ESR wrote two blog posts about moving on from C recently. As someone who has been advocating for never writing new code in C again unless absolutely necessary, I have my own thoughts on this. I have issues with several things that were stated in the follow-up post.
“C++ as the language to replace C. Which ain’t gonna happen” – except it has. C++ hasn’t completely replaced C, but no language ever will. There’s just too much of it out there. People will be maintaining C code 50 years from now no matter how many better alternatives exist. If even gcc switched to C++…
It’s true that you’re (usually) not supposed to use raw pointers in C++, and also true that you can’t stop another developer in the same project from doing so. I’m not entirely sure how C is better in that regard, given that _all_ developers will be using raw pointers, with everything that entails. And shouldn’t code review prevent the raw pointers from crashing the party?

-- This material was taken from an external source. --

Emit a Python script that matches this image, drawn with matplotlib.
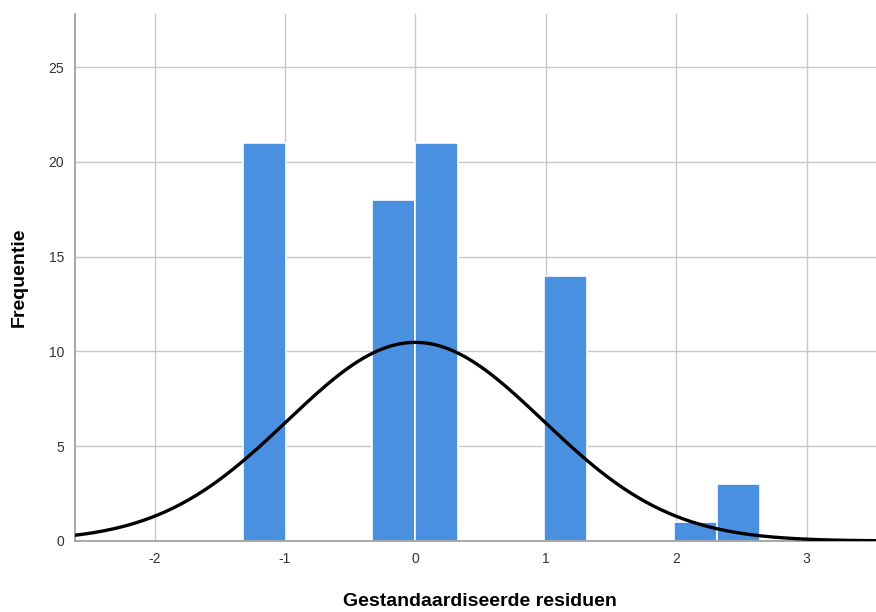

“if you can mentally model the hardware it’s running on, you can easily see all the way down” – this used to be true, but no longer is. On a typical server/laptop/desktop (i.e. x86-64), the CPU that executes the instructions is far too complicated to model, and doesn’t even execute the actual assembly in your binary (xor rax, rax doesn’t xor anything, it just tells the CPU a register is free). C doesn’t have the concept of cache lines, which is essential for high performance computing and on any non-trivial CPU.

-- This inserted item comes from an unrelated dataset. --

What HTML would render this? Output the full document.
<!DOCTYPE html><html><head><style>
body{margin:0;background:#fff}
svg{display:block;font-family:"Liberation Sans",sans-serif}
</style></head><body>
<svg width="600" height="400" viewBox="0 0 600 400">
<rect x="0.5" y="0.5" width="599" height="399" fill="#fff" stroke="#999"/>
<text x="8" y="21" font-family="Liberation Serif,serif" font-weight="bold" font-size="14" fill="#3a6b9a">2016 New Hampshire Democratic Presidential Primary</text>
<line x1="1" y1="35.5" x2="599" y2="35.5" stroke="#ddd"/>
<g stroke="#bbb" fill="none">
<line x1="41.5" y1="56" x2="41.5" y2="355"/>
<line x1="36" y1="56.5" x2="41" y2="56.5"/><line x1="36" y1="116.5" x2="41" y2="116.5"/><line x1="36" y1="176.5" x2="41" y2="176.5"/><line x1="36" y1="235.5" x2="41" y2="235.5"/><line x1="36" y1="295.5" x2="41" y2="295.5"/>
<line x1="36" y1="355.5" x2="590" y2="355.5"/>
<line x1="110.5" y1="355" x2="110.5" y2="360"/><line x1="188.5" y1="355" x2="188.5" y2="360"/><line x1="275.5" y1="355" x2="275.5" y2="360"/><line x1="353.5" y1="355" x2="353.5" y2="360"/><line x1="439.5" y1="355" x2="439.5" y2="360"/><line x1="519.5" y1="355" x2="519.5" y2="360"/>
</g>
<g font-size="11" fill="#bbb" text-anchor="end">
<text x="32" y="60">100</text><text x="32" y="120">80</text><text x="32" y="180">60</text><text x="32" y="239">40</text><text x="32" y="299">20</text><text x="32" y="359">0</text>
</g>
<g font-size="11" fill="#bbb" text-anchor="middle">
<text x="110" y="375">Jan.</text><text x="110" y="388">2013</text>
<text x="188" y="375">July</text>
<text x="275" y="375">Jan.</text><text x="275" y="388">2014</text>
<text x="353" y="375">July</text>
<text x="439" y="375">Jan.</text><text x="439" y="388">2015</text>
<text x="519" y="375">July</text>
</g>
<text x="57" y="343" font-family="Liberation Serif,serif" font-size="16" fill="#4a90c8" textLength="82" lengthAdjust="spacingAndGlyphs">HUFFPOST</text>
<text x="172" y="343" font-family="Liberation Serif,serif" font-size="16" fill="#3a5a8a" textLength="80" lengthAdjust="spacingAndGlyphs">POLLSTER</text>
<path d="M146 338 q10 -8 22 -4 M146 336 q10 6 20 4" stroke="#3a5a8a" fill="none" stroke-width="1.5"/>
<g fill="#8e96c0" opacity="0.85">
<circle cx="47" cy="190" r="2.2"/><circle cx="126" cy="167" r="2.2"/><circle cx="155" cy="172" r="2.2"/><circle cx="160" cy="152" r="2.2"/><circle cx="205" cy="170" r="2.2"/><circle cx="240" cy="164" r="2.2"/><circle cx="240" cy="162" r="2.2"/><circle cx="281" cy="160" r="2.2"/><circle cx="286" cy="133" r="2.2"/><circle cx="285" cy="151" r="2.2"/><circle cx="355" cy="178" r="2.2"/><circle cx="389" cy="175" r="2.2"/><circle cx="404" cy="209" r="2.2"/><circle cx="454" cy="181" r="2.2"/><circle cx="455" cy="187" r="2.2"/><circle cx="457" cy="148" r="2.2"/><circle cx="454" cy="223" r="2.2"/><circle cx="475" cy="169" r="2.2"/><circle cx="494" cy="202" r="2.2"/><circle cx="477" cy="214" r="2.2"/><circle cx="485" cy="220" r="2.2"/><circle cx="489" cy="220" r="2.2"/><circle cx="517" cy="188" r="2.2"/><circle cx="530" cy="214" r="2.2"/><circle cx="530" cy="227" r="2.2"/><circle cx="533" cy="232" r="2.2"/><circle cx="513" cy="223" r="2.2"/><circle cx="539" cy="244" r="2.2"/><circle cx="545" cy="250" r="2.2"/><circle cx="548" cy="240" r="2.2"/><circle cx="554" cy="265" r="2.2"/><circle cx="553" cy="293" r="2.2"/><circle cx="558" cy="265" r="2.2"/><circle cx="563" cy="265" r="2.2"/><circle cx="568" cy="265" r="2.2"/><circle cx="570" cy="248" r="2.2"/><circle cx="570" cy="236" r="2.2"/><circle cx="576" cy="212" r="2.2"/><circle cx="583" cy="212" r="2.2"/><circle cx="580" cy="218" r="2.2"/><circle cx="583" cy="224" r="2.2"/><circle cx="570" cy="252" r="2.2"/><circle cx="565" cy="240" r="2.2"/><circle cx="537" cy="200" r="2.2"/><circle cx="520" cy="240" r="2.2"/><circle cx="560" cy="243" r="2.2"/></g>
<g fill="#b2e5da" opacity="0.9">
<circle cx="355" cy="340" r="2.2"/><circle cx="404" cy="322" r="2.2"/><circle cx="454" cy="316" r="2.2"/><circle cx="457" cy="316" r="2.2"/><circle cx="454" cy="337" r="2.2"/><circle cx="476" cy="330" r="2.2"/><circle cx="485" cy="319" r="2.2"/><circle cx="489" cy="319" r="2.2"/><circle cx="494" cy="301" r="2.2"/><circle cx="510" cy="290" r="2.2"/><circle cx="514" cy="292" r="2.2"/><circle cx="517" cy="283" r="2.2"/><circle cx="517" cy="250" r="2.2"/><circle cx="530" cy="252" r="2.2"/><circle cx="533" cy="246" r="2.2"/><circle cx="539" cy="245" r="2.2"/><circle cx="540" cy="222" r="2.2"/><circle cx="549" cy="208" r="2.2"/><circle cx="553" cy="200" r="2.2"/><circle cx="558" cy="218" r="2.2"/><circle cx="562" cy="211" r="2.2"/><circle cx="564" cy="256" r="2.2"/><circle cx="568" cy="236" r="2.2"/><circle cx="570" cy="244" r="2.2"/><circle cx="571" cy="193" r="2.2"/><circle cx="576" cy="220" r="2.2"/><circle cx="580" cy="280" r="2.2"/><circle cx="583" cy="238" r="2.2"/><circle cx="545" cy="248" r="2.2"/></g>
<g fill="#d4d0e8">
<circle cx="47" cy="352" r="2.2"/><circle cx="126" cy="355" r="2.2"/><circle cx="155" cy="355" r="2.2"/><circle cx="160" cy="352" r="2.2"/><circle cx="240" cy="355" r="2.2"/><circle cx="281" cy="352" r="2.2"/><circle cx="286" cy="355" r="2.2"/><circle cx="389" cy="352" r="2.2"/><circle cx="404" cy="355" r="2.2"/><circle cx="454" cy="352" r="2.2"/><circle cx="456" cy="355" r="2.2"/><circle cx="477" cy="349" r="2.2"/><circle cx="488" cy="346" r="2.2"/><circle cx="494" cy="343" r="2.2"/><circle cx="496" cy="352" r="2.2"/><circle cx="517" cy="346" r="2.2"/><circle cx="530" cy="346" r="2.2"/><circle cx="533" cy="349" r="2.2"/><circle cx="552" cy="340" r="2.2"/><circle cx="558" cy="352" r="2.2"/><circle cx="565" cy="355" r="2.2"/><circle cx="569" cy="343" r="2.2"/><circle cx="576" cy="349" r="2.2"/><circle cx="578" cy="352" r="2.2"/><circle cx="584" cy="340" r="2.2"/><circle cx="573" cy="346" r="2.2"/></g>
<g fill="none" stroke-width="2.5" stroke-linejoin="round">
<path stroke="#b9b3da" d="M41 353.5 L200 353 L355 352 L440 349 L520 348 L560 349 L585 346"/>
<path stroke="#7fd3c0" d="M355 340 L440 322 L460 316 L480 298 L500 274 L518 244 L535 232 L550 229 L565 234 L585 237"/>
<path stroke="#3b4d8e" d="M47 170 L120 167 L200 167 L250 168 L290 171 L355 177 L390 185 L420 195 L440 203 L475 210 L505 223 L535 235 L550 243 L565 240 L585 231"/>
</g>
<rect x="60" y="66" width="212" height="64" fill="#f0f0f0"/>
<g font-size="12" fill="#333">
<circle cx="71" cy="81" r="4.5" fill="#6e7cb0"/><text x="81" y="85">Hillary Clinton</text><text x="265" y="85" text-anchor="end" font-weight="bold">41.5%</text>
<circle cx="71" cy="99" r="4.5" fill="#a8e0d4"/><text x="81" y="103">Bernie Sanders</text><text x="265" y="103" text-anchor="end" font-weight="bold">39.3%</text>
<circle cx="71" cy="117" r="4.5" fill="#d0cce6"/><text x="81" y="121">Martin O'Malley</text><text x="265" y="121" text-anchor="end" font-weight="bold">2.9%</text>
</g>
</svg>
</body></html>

“One way we can tell that C++ is not sufficient is to imagine an alternate world in which it is. In that world, older C projects would routinely up-migrate to C++“. Like gcc?
“Major OS kernels would be written in C++“. I don’t know about “major”, but there’s BeOS/Haiku and IncludeOS.
“Not only has C++ failed to present enough of a value proposition to keep language designers uninterested in imagining languages like D, Go, and Rust, it has failed to displace its own ancestor.” – I think the problem with this argument is the (for me) implicit assumption that if a language is good enough, “better enough” than C, then logically programmers will switch. Unfortunately, that’s not how humans behave, as as much as some of us would like to pretend otherwise, programmers are still human.
My opinion is that C++ is strictly better than C. I’ve met and worked with many bright people who disagree. There’s nothing that C++ can do to bring them in – they just don’t value the trade-offs that C++ makes/made. Some of them might be tempted by Rust, but my anedoctal experience is that those that tend to favour C over C++ end up liking Go a lot more. I can’t stand Go myself, but the things about Go that I don’t like don’t bother its many fans.
My opinion is also that D is strictly better than C++, and I never expect the former to replace the latter. I’m even more fuzzy on that one than the reason why anybody chooses to write C in a 2017 greenfield project.
My advice to everyone is to use whatever tool you can be most productive in. Our brains are all different, we all value completely different trade-offs, so use the tool that agrees with you. Just don’t expect the rest of the world to agree with you.